--- EXERCISE OBJECTIVE ---
Begin with the first line of the material and copy each line word for word through the line that contains "(persontext) [label] at"; the pictures are left out.

--- RECORDED INFORMATION ---
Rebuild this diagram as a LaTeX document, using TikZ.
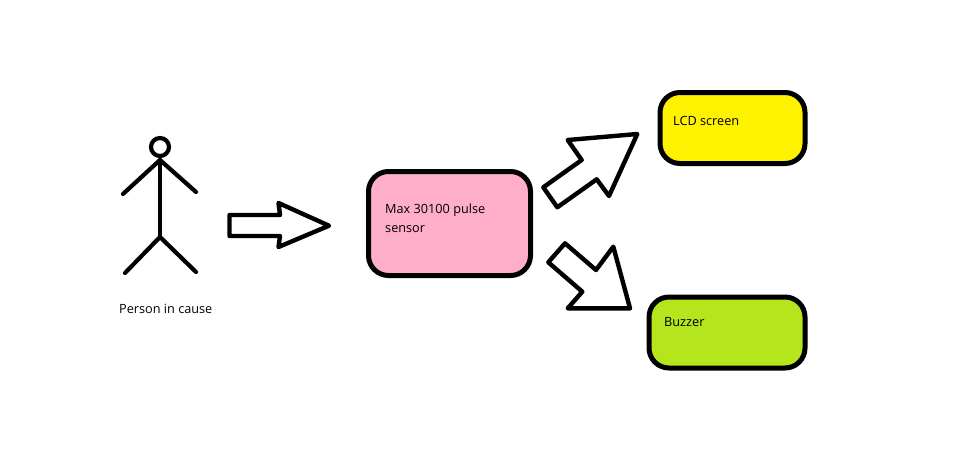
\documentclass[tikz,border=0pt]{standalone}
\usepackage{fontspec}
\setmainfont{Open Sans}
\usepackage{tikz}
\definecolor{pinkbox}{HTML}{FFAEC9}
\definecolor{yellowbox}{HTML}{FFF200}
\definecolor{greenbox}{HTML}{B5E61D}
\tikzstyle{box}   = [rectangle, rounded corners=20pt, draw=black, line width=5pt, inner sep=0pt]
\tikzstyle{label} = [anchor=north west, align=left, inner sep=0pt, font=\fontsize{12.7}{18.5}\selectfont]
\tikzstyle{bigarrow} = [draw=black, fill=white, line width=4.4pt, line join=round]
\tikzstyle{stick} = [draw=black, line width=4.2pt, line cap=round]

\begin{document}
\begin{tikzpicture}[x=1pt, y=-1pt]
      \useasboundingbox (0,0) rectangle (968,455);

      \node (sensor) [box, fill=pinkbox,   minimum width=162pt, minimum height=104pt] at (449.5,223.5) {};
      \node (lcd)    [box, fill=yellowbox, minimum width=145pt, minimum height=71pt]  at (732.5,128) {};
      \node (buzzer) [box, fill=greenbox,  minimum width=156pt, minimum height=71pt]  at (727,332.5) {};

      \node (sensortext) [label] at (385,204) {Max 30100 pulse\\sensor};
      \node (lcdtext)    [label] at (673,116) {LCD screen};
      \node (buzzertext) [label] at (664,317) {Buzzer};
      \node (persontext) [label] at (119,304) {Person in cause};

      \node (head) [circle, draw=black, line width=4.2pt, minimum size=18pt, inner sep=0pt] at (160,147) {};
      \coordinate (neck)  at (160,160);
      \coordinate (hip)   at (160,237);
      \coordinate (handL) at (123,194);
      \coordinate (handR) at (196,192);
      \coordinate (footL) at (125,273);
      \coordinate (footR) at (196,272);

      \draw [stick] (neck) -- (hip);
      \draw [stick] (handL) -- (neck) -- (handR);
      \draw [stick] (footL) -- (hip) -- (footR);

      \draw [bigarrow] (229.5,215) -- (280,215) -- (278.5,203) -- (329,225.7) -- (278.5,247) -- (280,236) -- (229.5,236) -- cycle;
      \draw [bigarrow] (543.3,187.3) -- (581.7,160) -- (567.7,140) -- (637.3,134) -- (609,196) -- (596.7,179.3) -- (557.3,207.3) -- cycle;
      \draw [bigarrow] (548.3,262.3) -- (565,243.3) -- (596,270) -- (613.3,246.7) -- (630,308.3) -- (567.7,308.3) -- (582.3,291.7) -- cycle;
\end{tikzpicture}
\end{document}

--- EXPECTED ANSWER ---
Rebuild this diagram as a LaTeX document, using TikZ.
\documentclass[tikz,border=0pt]{standalone}
\usepackage{fontspec}
\setmainfont{Open Sans}
\usepackage{tikz}
\definecolor{pinkbox}{HTML}{FFAEC9}
\definecolor{yellowbox}{HTML}{FFF200}
\definecolor{greenbox}{HTML}{B5E61D}
\tikzstyle{box}   = [rectangle, rounded corners=20pt, draw=black, line width=5pt, inner sep=0pt]
\tikzstyle{label} = [anchor=north west, align=left, inner sep=0pt, font=\fontsize{12.7}{18.5}\selectfont]
\tikzstyle{bigarrow} = [draw=black, fill=white, line width=4.4pt, line join=round]
\tikzstyle{stick} = [draw=black, line width=4.2pt, line cap=round]

\begin{document}
\begin{tikzpicture}[x=1pt, y=-1pt]
      \useasboundingbox (0,0) rectangle (968,455);

      \node (sensor) [box, fill=pinkbox,   minimum width=162pt, minimum height=104pt] at (449.5,223.5) {};
      \node (lcd)    [box, fill=yellowbox, minimum width=145pt, minimum height=71pt]  at (732.5,128) {};
      \node (buzzer) [box, fill=greenbox,  minimum width=156pt, minimum height=71pt]  at (727,332.5) {};

      \node (sensortext) [label] at (385,204) {Max 30100 pulse\\sensor};
      \node (lcdtext)    [label] at (673,116) {LCD screen};
      \node (buzzertext) [label] at (664,317) {Buzzer};
      \node (persontext) [label] at (119,304) {Person in cause};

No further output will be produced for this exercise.